Task prompt
Wherever a line in the data below holds "with", copy that line.

Data to use
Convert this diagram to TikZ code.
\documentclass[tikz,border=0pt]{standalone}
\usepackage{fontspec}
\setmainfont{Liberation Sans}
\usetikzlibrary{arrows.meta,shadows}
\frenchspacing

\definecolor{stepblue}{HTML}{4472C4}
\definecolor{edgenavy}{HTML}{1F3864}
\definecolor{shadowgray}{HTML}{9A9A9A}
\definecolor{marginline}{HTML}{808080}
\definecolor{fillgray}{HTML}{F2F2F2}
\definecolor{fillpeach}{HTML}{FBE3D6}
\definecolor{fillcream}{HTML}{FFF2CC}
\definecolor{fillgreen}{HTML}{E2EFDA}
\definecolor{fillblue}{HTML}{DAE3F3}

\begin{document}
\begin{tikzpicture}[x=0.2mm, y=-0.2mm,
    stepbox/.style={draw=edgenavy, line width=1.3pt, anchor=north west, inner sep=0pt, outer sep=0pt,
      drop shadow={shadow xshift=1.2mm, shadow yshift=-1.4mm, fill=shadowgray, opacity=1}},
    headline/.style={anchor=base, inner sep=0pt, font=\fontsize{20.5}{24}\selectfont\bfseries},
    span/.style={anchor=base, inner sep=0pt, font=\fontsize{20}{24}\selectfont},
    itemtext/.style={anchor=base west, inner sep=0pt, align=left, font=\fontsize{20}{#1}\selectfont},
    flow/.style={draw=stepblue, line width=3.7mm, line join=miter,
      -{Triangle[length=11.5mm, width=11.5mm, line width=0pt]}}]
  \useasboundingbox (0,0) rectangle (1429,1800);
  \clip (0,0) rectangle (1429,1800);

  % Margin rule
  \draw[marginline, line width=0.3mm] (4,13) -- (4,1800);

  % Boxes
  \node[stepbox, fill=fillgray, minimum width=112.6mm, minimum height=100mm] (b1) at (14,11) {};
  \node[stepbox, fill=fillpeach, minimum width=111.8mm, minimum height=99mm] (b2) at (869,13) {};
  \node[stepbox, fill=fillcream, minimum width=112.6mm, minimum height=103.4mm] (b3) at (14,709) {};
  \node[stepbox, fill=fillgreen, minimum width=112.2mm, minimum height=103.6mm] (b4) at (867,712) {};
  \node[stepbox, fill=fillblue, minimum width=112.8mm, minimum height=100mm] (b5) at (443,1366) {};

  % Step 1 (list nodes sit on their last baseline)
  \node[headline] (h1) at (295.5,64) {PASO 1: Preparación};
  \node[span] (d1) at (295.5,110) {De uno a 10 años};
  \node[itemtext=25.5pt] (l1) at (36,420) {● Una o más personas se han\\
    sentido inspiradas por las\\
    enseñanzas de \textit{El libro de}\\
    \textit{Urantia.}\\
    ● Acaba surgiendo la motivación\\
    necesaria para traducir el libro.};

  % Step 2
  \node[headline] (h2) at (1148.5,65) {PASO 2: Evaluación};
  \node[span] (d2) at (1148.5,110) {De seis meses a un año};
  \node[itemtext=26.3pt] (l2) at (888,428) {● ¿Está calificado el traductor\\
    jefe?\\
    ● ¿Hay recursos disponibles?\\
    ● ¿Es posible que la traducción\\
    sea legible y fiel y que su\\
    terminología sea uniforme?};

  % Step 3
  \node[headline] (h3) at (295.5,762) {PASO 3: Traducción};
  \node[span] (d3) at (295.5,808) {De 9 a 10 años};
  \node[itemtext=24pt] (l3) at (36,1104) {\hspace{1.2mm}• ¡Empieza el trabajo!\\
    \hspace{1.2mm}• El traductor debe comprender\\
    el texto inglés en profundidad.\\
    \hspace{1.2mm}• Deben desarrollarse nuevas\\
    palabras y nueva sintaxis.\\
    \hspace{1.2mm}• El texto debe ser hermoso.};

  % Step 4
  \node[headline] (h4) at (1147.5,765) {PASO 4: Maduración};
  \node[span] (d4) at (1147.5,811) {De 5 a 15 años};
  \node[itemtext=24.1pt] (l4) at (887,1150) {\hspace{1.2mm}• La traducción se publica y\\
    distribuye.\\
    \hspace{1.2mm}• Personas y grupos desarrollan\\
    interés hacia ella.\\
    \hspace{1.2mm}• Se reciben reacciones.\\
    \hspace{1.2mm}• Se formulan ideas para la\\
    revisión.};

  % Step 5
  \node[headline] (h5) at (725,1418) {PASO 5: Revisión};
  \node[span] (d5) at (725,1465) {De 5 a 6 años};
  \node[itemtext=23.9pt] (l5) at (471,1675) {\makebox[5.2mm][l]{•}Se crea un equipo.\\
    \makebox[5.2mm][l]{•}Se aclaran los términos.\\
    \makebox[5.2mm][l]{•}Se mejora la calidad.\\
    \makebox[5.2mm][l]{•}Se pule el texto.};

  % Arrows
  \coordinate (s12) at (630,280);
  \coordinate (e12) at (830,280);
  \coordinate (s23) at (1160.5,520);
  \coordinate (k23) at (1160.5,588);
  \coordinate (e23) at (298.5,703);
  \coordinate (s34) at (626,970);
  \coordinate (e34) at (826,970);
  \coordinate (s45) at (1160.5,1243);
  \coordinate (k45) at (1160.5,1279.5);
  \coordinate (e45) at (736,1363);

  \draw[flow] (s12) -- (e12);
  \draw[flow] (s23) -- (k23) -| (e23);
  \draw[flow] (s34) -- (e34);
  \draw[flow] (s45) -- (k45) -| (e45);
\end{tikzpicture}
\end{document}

==

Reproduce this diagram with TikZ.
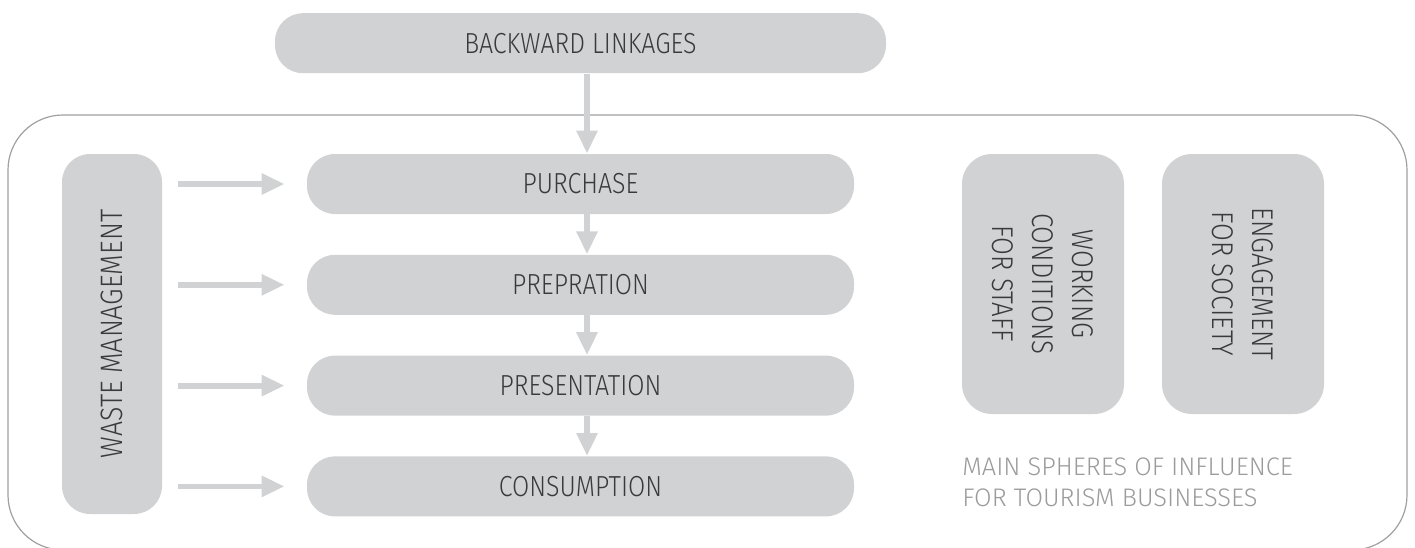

---

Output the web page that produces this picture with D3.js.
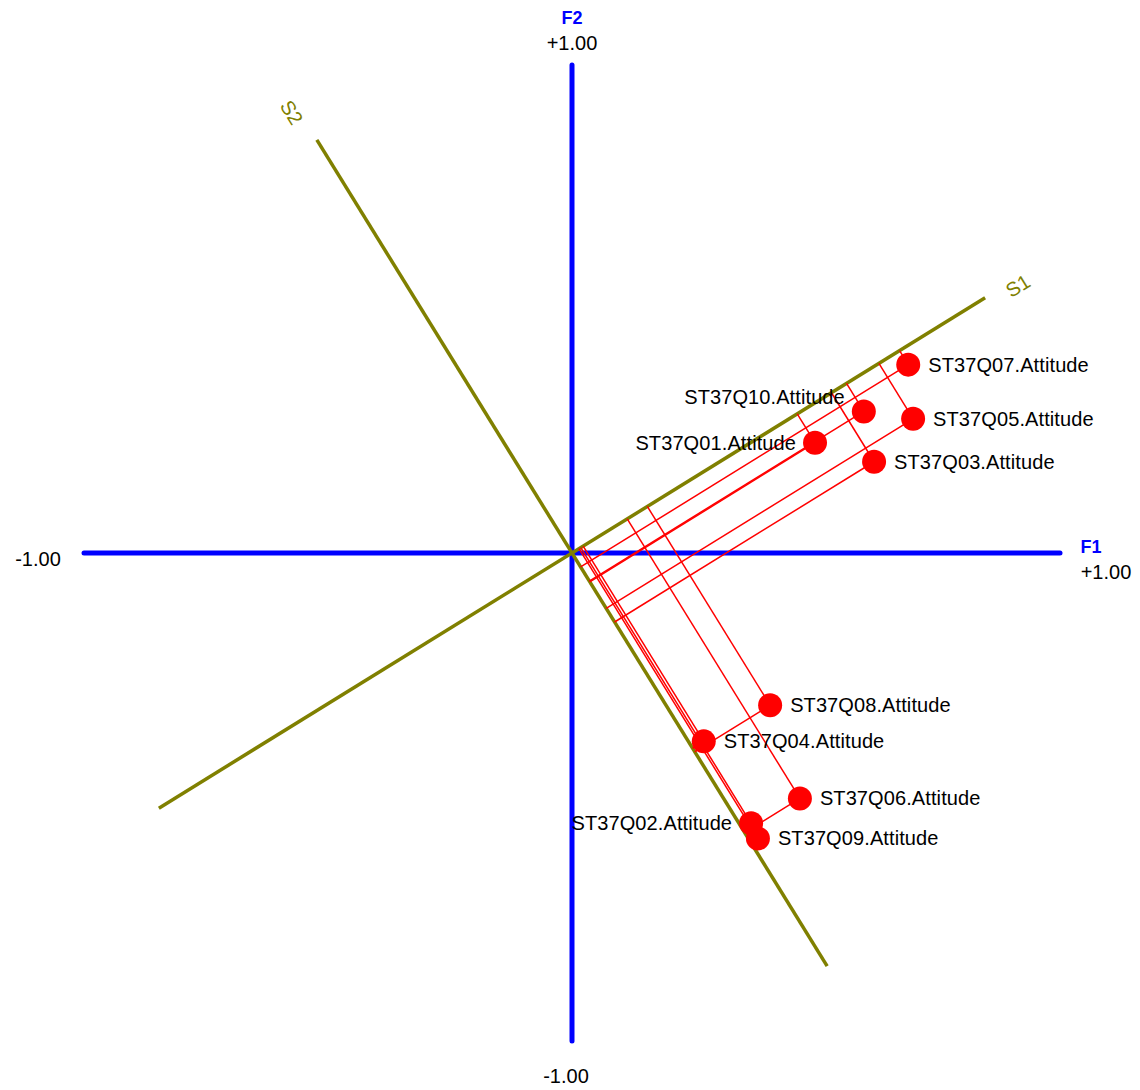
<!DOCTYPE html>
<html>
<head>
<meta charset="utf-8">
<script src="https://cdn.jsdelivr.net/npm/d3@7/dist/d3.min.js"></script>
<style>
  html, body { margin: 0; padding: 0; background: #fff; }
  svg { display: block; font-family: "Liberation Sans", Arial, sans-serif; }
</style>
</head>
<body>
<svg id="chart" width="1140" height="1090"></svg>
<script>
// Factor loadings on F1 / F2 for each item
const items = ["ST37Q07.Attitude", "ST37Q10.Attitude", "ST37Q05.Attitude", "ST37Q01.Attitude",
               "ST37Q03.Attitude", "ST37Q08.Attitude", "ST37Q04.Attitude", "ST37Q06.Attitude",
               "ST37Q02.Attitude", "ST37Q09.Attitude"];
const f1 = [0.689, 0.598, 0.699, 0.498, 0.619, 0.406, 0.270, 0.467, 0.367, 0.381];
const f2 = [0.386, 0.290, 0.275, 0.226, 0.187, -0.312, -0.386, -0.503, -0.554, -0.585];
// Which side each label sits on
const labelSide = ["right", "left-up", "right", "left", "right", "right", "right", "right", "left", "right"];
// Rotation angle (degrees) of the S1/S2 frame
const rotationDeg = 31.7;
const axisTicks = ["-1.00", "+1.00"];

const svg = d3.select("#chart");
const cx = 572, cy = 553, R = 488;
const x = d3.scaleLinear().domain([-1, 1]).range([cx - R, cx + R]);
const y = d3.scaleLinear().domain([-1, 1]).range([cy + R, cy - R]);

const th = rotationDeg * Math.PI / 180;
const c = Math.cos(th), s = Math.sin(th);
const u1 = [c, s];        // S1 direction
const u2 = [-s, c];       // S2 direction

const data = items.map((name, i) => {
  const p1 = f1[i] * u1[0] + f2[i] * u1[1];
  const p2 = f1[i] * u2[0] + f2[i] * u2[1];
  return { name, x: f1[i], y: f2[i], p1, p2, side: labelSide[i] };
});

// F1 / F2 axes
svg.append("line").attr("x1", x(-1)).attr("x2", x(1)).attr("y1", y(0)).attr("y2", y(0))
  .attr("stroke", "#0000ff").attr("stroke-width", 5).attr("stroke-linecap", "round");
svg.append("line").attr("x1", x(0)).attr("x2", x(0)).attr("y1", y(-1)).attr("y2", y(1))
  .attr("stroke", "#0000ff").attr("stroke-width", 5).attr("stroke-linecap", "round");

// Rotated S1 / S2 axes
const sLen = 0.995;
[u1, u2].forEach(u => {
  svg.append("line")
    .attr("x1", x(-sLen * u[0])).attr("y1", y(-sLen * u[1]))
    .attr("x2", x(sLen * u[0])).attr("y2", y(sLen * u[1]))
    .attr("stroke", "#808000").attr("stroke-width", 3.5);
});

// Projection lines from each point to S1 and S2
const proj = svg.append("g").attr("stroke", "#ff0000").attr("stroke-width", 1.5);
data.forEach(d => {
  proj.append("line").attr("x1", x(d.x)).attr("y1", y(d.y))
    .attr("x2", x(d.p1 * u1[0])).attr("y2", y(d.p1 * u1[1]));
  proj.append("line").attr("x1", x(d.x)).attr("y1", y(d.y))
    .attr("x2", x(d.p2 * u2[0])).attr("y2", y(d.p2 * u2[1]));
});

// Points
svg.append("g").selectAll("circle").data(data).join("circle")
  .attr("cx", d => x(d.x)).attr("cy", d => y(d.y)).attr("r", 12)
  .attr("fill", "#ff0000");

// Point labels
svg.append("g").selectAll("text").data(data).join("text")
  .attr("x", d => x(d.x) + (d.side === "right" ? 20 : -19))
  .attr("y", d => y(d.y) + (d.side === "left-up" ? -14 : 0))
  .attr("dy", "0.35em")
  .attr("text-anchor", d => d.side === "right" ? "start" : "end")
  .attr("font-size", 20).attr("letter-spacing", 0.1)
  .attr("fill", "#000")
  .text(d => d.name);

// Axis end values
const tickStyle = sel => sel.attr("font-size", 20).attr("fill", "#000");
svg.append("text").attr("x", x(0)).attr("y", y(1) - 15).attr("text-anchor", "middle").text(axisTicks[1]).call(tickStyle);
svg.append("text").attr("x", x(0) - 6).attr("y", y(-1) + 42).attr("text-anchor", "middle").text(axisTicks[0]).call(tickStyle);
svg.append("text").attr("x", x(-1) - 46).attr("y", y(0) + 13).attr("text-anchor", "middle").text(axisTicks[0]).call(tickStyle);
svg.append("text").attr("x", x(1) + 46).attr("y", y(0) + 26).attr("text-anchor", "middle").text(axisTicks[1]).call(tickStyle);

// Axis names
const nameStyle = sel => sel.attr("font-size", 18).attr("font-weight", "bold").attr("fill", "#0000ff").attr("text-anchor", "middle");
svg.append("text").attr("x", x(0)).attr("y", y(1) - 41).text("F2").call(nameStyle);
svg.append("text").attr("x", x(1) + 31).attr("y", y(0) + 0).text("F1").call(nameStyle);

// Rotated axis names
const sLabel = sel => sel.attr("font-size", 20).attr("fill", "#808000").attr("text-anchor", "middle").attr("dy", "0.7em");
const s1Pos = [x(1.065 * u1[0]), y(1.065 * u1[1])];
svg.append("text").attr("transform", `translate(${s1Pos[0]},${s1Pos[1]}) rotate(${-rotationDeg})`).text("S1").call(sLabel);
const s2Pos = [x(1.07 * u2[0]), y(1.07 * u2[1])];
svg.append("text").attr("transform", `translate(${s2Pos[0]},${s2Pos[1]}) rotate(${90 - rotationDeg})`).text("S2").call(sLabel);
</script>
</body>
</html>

Complete output
Reproduce this diagram with TikZ.
Output the web page that produces this picture with D3.js.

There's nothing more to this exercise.